Por isso, diz ela, “as trabalhadoras enfrentam o assédio moral e sexual e sentem dificuldade para o enfrentamento com medo de perder o emprego, mesmo mal remunerado e precário”.
O trabalho doméstico abrange cozinhar, limpar a casa, cuidar de crianças e idosos, lavar e passar roupa e trabalhos de jardinagem e governança, mostra o Instituto Brasileiro de Geografia e Estatística (IBGE), mas 77,5% são contratadas para os serviços gerais, ou seja, “fazem de tudo, sem jornada de trabalho estabelecida e com remuneração extremamente baixa”, destaca Lucileide.
De acordo com o IBGE. em 2018, eram 6,23 milhões trabalhadoras domésticas, concentradas em 19,5% dos lares brasileiros e apenas 27% desse total com carteira assinada e férias remuneradas, horas de descanso, jornada respeitada, entre outros direitos garantidos.
Uma atividade considerada tipicamente feminina por conter em seus quadros 92,7% de mulheres, sendo 65% mulheres negras.

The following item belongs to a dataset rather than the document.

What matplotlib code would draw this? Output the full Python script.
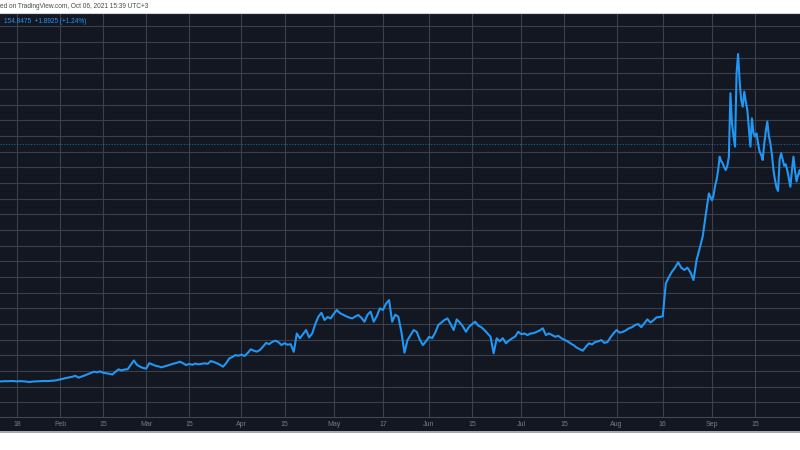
import matplotlib
matplotlib.use("Agg")
import matplotlib.pyplot as plt
import matplotlib.patches as mpatches
from matplotlib.lines import Line2D
import pandas as pd

# ---------------- data (SOL/USD) ----------------
daily_start = "2021-01-12"
daily_prices = [
    3.5, 3.4, 3.6, 3.5, 3.7, 3.6, 3.4, 3.6, 3.5, 3.3,
    3.0, 3.3, 3.4, 3.5, 3.6, 3.7, 3.6, 3.8, 3.9, 4.2,
    4.7, 5.1, 5.6, 6.0, 6.4, 7.0, 5.8, 6.5, 7.2, 8.0,
    8.8, 9.6, 9.2, 9.8, 9.0, 8.6, 8.3, 7.8, 9.5, 11.1,
    10.4, 11.0, 11.2, 14.0, 16.8, 14.0, 12.8, 12.0, 11.6, 15.0,
    14.3, 13.4, 13.0, 12.4, 13.0, 13.6, 14.2, 14.8, 15.3, 16.0,
    15.0, 13.8, 14.6, 14.0, 14.8, 14.3, 14.6, 15.0, 14.6, 16.4,
    15.8, 15.0, 14.0, 12.8, 15.0, 18.0, 19.0, 20.2, 19.8, 20.5,
    19.6, 21.5, 23.9, 23.0, 22.4, 23.5, 25.6, 28.0, 27.2, 28.6,
    29.4, 28.5, 26.6, 27.8, 26.8, 27.2, 22.3, 34.0, 30.9, 33.5,
    36.2, 31.5, 34.0, 40.0, 44.7, 47.2, 42.6, 44.5, 43.6, 46.5,
    49.0, 47.0, 46.0, 45.0, 44.2, 43.6, 44.8, 45.8, 44.0, 41.5,
    46.0, 47.9, 41.5, 45.0, 50.0, 49.0, 53.0, 55.3, 41.5, 46.0,
    44.7, 35.1, 21.7, 29.8, 33.0, 36.2, 35.0, 30.0, 26.6, 29.0,
    31.9, 31.0, 34.5, 39.4, 41.0, 42.6, 43.6, 40.0, 36.2, 43.0,
    41.0, 38.5, 35.1, 38.3, 40.0, 41.5, 39.0, 38.0, 36.2, 34.0,
    31.9, 21.3, 30.9, 29.0, 31.0, 27.7, 29.5, 30.9, 32.0, 35.1,
    33.5, 34.0, 33.0, 34.0, 34.2, 35.0, 36.0, 37.3, 33.0, 34.0,
    33.0, 31.9, 32.5, 31.0, 30.0, 29.0, 27.7, 26.5, 25.0, 24.0,
    23.0, 25.5, 27.7, 27.0, 28.5, 29.0, 29.8, 28.0, 28.5, 31.5,
    34.1, 36.2, 34.5, 35.0, 36.0, 37.3, 38.0, 39.4, 40.0, 38.0,
    40.5, 43.0, 41.0, 42.5, 44.3, 44.5, 45.0, 66.0, 70.0, 73.4,
    76.0, 79.4, 76.0, 74.5, 76.0, 73.0, 68.1, 80.9, 88.3, 96.0,
    110.0, 123.4,
]
sep_start = "2021-09-01"
sep_prices_12h = [
    119, 122, 128, 132, 138, 146.8, 144, 142.6, 140, 138.3,
    141, 146.8, 187.3, 168.1, 160, 153.2, 200, 212.3, 195, 183,
    178.7, 188.3, 182, 176.6, 165, 153.2, 171.3, 162, 159.6, 161.7,
    155, 150, 148, 144.7, 155, 163, 169.2, 160, 155.4, 148,
    138.3, 132, 127, 125, 145, 149, 145, 141, 142, 138,
    133, 127.6, 138, 146.8, 138, 131, 135, 138.3, 134, 136,
]
last_price = 154.8475
change_text = "+1.8925 (+1.24%)"
header_text = "ed on TradingView.com, Oct 06, 2021 15:39 UTC+3"

tick_dates = ["2021-01-18", "2021-02-01", "2021-02-15", "2021-03-01", "2021-03-15",
              "2021-04-01", "2021-04-15", "2021-05-01", "2021-05-17", "2021-06-01",
              "2021-06-15", "2021-07-01", "2021-07-15", "2021-08-01", "2021-08-16",
              "2021-09-01", "2021-09-15"]
tick_labels = ["18", "Feb", "15", "Mar", "15", "Apr", "15", "May", "17", "Jun",
               "15", "Jul", "15", "Aug", "16", "Sep", "15"]
price_grid = list(range(-10, 240, 10))

# ---------------- build series ----------------
d1 = pd.date_range(daily_start, periods=len(daily_prices), freq="D")
d2 = pd.date_range(sep_start, periods=len(sep_prices_12h), freq="12h")
dates = list(d1) + list(d2)
prices = daily_prices + sep_prices_12h

BG = "#131722"
GRID = "#3b3f4b"
BLUE = "#2196f3"
FONT = ["Liberation Sans", "DejaVu Sans"]

W, H = 800, 450
fig = plt.figure(figsize=(8, 4.5), dpi=100)
fig.patch.set_facecolor("white")

def fy(py):
    return 1 - py / H

# dark panel (chart + time scale)
fig.patches.append(mpatches.Rectangle((0, fy(431)), 1, fy(13) - fy(431),
                                      transform=fig.transFigure, facecolor=BG,
                                      edgecolor="none", zorder=0))
fig.lines.append(Line2D([0, 1], [fy(13), fy(13)], transform=fig.transFigure,
                        color="#d1d4dc", lw=0.8))
fig.lines.append(Line2D([0, 1], [fy(431.5), fy(431.5)], transform=fig.transFigure,
                        color="#9598a1", lw=1.2))

ax = fig.add_axes([0, fy(417), 1, fy(13) - fy(417)])
ax.set_facecolor(BG)
ax.set_zorder(1)

ax.plot(dates, prices, color=BLUE, lw=1.5, solid_joinstyle="round", zorder=3)
ax.axhline(last_price, color=BLUE, lw=0.8, ls=(0, (1, 1.5)), alpha=0.6, zorder=2)

base = pd.Timestamp("2021-01-01")
ax.set_xlim(base + pd.Timedelta(days=11.47), base + pd.Timedelta(days=271.63))
ax.set_ylim(-19.3, 238.5)

ax.set_xticks(pd.to_datetime(tick_dates))
ax.set_xticklabels(tick_labels, family=FONT)
ax.set_yticks(price_grid)
ax.grid(True, color=GRID, lw=0.8)
ax.set_axisbelow(True)
ax.tick_params(axis="x", length=0, pad=3.2, labelsize=5.0, labelcolor="#787b86")
ax.tick_params(axis="y", left=False, labelleft=False)
for s in ["top", "left", "right"]:
    ax.spines[s].set_visible(False)
ax.spines["bottom"].set_color("#434651")
ax.spines["bottom"].set_linewidth(0.8)

fig.text(0, fy(6.5), header_text, fontsize=4.7, color="#4a4a4a",
         ha="left", va="center", family=FONT)
fig.text(4 / W, fy(21.5), f"{last_price:.4f}  {change_text}",
         fontsize=4.7, color=BLUE, ha="left", va="center", family=FONT, zorder=5)

fig.savefig("out.png", dpi=100, facecolor="white")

Pelo histórico do trabalho doméstico no país com maior número de trabalhadoras no mundo, a categoria mudou com o tempo, mas “vem retrocedendo por causa dos efeitos da reforma trabalhista, do desemprego e pela política neoliberal de Paulo Guedes (ministro da Economia)”, assinala Lucileide.
Como aponta o estudo do Dieese, nos anos 1990 a média de idade das trabalhadoras domésticas não ultrapassava os 24 anos. A sindicalista conta que “era muito comum as famílias buscarem meninas em suas casas no interior para serem tratadas ‘como se fossem da família’, mas na verdade, sujeitas a jornadas abusivas e outros tipos de maus-tratos”.

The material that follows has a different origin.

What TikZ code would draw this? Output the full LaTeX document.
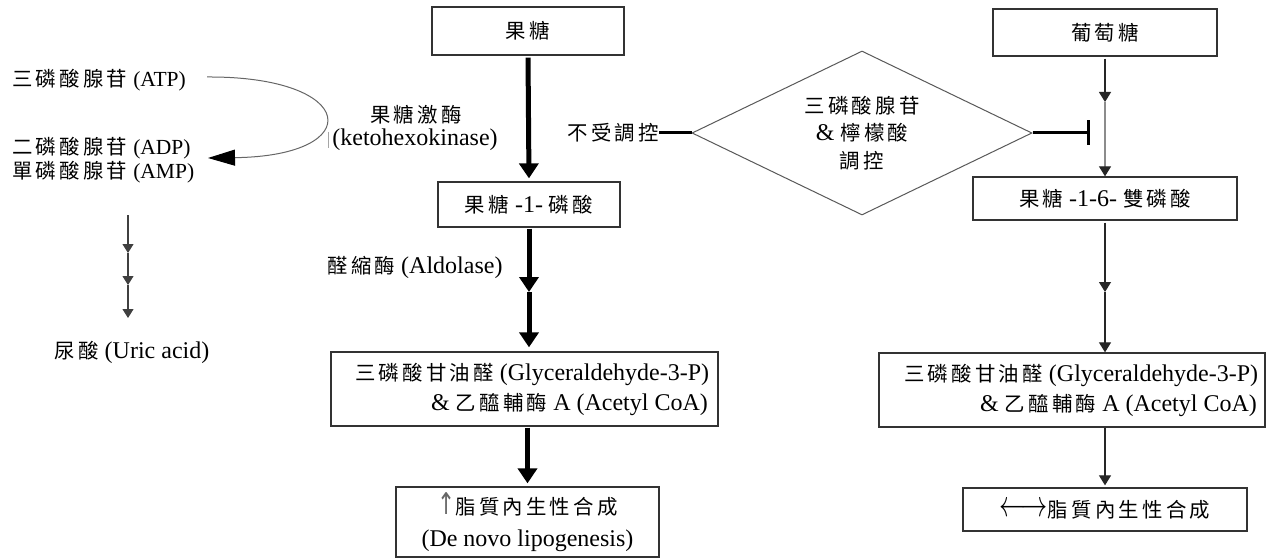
\documentclass[tikz,border=0pt]{standalone}
\usepackage{fontspec}
\setmainfont{Liberation Serif}
\newfontfamily\cjk{Noto Sans CJK TC}[Scale=0.85,LetterSpace=16]
\newfontfamily\dejavu{DejaVu Sans}
\usetikzlibrary{arrows.meta,shapes.geometric}
\newcommand\latsm[1]{{\fontsize{21.5}{26}\selectfont #1}}
\newcommand\zh[1]{{\cjk #1}}
\begin{document}
\begin{tikzpicture}[x=1pt,y=-1pt,font=\fontsize{24}{30}\selectfont,
  box/.style={draw=black!80,line width=1.3pt,inner sep=0pt,align=center},
  lbl/.style={inner sep=0pt,align=center},
  thickarr/.style={line width=5pt,black,-{Triangle[length=15pt,width=19pt]}},
  thinarr/.style={line width=1.2pt,black!85,-{Triangle[length=10pt,width=12pt]}},
  smallarr/.style={line width=1.1pt,black!75,-{Triangle[length=9pt,width=11pt]}},
  curvearr/.style={line width=1pt,black!60,-{Triangle[length=27pt,width=16pt,black]}},
  inhib/.style={line width=3pt,black,-{Bar[width=25pt]}},
  plainthick/.style={line width=3pt,black}]
\useasboundingbox (0,0) rectangle (1282,559);
\fill[white] (0,0) rectangle (1282,559);

% boxes
\node[box,minimum width=192pt,minimum height=48pt] (fru) at (528,31) {\zh{果糖}};
\node[box,minimum width=224pt,minimum height=47pt] (glc) at (1105,32.5) {\zh{葡萄糖}};
\node[box,minimum width=182pt,minimum height=45pt] (f1p) at (529,204.5) {\zh{果糖} -1- \zh{磷酸}};
\node[box,minimum width=264pt,minimum height=43pt] (f16) at (1105,198.5) {\zh{果糖} -1-6- \zh{雙磷酸}};
\node[box,minimum width=387pt,minimum height=74pt] (g3pL) at (524.5,389) {};
\node[lbl,align=left,anchor=west] (g3pLt) at (355,389)
  {\zh{三磷酸甘油醛} (Glyceraldehyde-3-P)\\\hspace*{76pt}\& \zh{乙醯輔酶} A (Acetyl CoA)};
\node[box,minimum width=386pt,minimum height=74pt] (g3pR) at (1072,390) {};
\node[lbl,align=left,anchor=west] (g3pRt) at (904,390)
  {\zh{三磷酸甘油醛} (Glyceraldehyde-3-P)\\\hspace*{76pt}\& \zh{乙醯輔酶} A (Acetyl CoA)};
\node[box,minimum width=263pt,minimum height=70pt,font=\fontsize{24}{32}\selectfont] (dnlL) at (527.5,522)
  {{\color{black!60}\dejavu\scalebox{0.9}[1.25]{↑}}\zh{脂質內生性合成}\\(De novo lipogenesis)};
\node[box,minimum width=284pt,minimum height=43pt] (dnlR) at (1105,509.5)
  {\raisebox{1pt}{\scalebox{1.05}[1.5]{$\longleftrightarrow$}}\zh{脂質內生性合成}};

% diamond
\node[diamond,draw=black!65,line width=1pt,inner sep=0pt,shape aspect=2.07,
  minimum width=340pt,minimum height=164pt,align=center,font=\fontsize{24}{27.5}\selectfont] (dia) at (862,133)
  {\zh{三磷酸腺苷}\\\& \zh{檸檬酸}\\\zh{調控}};

% left labels
\node[lbl,anchor=west] (atp) at (12,80) {\zh{三磷酸腺苷} \latsm{(ATP)}};
\node[lbl,anchor=west] (adp) at (12,148) {\zh{二磷酸腺苷} \latsm{(ADP)}};
\node[lbl,anchor=west] (amp) at (12,172) {\zh{單磷酸腺苷} \latsm{(AMP)}};
\node[lbl] (uric) at (132,352) {\zh{尿酸} (Uric acid)};
\node[lbl] (khk1) at (416,115) {\zh{果糖激酶}};
\node[lbl] (khk2) at (415,140) {(ketohexokinase)};
\node[lbl] (ald) at (415,267) {\zh{醛縮酶} (Aldolase)};
\node[lbl,anchor=east] (nc) at (659,133) {\zh{不受調控}};

% stray bar mark
\coordinate (bar1) at (328,132);
\coordinate (bar2) at (328,148);
\draw[line width=1pt,black!35] (bar1) -- (bar2);

% curved ATP arrow
\coordinate (c1) at (207,77);
\coordinate (c2) at (208,158);
\draw[curvearr] (c1) .. controls (358,76) and (368,156) .. (c2);

% left chain
\coordinate (l0) at (128,215);
\coordinate (l1) at (128,253);
\coordinate (l2) at (128,285);
\coordinate (l3) at (128,318);
\draw[smallarr] (l0) -- (l1);
\draw[smallarr] (l1) -- (l2);
\draw[smallarr] (l2) -- (l3);

% centre column
\draw[thickarr,shorten <=2pt,shorten >=3pt] (fru.south) -- (f1p.north);
\coordinate (m1) at (529,292);
\draw[thickarr,shorten <=1pt] (f1p.south) -- (m1);
\draw[thickarr,shorten >=4pt] (m1) -- (f1p.south |- g3pL.north);
\draw[thickarr,shorten <=1pt,shorten >=3pt] (dnlL.north |- g3pL.south) -- (dnlL.north);

% regulation
\draw[plainthick] (nc.east) -- (dia.west);
\coordinate (tb) at (1090,133);
\draw[inhib] (dia.east) -- (tb);

% right column
\coordinate (m2) at (1105,102);
\draw[thinarr,shorten <=2pt] (glc.south) -- (m2);
\draw[line width=1.1pt,black!45,-{Triangle[length=10pt,width=12pt,black!85]}] (m2) -- (f16.north);
\coordinate (m3) at (1105,292);
\draw[thinarr,shorten <=2pt] (f16.south) -- (m3);
\draw[thinarr] (m3) -- (f16.south |- g3pR.north);
\draw[thinarr,shorten >=2pt] (dnlR.north |- g3pR.south) -- (dnlR.north);
\end{tikzpicture}
\end{document}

Ela afirma e a Nota do Dieese confirma que as relações trabalhistas foram mudando com as políticas públicas dos governos de Luiz Inácio Lula da Silva e Dilma Rousseff. “As meninas foram para a escola e partiram para outras atividades com melhor remuneração, mas com o abandono dessas políticas e o crescimento do desemprego e da precariedade do trabalho, as meninas estão voltando e enfrentando os mesmos tipos de abusos”, assegura Lucileide.
Com isso, a média salarial dessa categoria vem despencando. Em 2018, de acordo com o IBGE, a média salarial da categoria foi de R$ 858,42, 10% a menos que o salário mínimo da época, que era de R$ 954. As babás tinham média ainda mais baixa, de R$ 664,63. Não existe novo estudo para analisar a situação atual.
A conclusão do Dieese é de que a pandemia agravou uma situação que já vinha se deteriorando e as trabalhadoras domésticas estão praticamente desassistidas por não terem onde reclamar os seus direitos, alega Lucileide. “A situação que já era difícil antes de Jair Bolsonaro assumir piorou com suas políticas contra os mais pobres e com a pandemia piorou ainda mais”.
Tanto que o Ministério Público do Trabalho publicou a Nota Técnica com orientações aos empregadores para dispensarem as trabalhadoras com garantia de pagamento de seus salários e quando a presença ao trabalho for indispensável, manter condições seguras com equipamento de proteção individual para evitar a contaminação. A nota indica também a legalização da situação das trabalhadoras com registro em carteira e respeito aos direitos trabalhistas e sociais como forma de ter condições de trabalho que respeitem a condição humana das pessoas.
“Mais do que nunca as trabalhadoras domésticas precisam de mobilização e unidade para enfrentar os retrocessos em nossos direitos”, defende Lucileide. “O movimento sindical deve agir para levar informação a essa categoria constituída em grande parte por pessoas com pouca escolaridade”.